- **Task to carry out**
Beginning with the first line of the data below, reproduce every line unchanged, ending with the line that holds "v in y_ticks]".
** BEGIN Collected data **
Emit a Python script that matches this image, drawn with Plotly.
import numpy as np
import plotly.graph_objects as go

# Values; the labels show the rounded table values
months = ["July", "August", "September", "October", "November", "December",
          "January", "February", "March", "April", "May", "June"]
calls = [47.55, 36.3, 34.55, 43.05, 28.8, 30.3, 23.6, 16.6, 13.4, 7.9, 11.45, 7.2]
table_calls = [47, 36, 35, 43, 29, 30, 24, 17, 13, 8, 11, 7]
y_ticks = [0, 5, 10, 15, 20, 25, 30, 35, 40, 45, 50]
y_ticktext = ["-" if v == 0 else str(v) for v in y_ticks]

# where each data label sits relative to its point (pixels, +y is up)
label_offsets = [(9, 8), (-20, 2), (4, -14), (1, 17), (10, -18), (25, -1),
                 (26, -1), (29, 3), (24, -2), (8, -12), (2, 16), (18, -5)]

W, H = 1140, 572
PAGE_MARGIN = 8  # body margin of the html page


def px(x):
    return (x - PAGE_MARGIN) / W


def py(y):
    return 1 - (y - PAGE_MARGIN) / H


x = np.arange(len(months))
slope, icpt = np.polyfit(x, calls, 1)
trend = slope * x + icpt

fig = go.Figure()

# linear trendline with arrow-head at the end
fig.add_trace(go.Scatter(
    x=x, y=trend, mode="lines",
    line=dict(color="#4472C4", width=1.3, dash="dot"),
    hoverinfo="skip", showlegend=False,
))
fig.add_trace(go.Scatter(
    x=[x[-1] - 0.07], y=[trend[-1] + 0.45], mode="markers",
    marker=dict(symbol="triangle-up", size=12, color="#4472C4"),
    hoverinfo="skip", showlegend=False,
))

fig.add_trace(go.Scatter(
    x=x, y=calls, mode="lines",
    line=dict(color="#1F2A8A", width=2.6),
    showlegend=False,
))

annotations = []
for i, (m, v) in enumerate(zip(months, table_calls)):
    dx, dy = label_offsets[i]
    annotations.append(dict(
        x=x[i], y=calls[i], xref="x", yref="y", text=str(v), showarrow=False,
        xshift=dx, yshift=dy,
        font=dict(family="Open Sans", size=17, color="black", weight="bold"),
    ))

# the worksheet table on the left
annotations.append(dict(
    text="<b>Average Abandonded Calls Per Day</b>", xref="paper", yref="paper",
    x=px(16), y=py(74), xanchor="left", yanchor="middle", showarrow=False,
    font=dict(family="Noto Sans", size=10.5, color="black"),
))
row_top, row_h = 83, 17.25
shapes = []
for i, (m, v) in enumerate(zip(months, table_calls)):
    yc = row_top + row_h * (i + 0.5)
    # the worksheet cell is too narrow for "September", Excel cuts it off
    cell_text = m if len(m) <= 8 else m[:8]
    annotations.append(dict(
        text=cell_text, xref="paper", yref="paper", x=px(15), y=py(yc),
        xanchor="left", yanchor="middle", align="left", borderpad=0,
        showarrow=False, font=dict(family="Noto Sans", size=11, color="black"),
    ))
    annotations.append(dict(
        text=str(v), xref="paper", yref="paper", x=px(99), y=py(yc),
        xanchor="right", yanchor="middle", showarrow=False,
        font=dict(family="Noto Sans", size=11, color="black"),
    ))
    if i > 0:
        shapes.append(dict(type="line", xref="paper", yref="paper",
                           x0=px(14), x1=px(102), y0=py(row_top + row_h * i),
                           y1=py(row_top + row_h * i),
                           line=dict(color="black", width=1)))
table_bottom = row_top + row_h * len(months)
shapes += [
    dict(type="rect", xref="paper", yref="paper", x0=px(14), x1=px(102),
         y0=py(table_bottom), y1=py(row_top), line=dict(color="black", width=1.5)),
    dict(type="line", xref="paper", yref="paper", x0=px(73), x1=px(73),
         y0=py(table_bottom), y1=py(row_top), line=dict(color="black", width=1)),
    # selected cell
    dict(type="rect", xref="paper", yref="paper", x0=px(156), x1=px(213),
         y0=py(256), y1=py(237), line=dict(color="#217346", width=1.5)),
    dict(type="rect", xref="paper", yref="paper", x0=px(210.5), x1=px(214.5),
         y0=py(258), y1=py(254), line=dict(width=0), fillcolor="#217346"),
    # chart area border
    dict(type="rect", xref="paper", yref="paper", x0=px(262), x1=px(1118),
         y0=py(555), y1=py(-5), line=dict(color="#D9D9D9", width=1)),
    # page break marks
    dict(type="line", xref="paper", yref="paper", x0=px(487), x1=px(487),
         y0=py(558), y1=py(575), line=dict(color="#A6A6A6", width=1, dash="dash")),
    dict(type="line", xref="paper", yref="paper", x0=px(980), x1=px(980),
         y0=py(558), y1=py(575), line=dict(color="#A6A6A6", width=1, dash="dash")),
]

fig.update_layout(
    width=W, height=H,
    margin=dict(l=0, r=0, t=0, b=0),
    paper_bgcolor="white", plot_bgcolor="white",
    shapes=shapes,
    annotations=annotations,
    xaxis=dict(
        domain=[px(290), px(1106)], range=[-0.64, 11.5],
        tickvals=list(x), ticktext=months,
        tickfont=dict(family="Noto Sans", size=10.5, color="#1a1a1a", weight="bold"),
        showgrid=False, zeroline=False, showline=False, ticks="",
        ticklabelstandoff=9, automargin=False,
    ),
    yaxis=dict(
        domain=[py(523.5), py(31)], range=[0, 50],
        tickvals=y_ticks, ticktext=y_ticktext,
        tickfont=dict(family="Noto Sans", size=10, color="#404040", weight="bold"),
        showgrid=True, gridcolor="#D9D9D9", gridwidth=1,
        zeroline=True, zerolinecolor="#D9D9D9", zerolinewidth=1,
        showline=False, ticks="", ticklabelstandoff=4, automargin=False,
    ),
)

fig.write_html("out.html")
** END Collected data **
- **Reply to the exercise**
Emit a Python script that matches this image, drawn with Plotly.
import numpy as np
import plotly.graph_objects as go

# Values; the labels show the rounded table values
months = ["July", "August", "September", "October", "November", "December",
          "January", "February", "March", "April", "May", "June"]
calls = [47.55, 36.3, 34.55, 43.05, 28.8, 30.3, 23.6, 16.6, 13.4, 7.9, 11.45, 7.2]
table_calls = [47, 36, 35, 43, 29, 30, 24, 17, 13, 8, 11, 7]
y_ticks = [0, 5, 10, 15, 20, 25, 30, 35, 40, 45, 50]
y_ticktext = ["-" if v == 0 else str(v) for v in y_ticks]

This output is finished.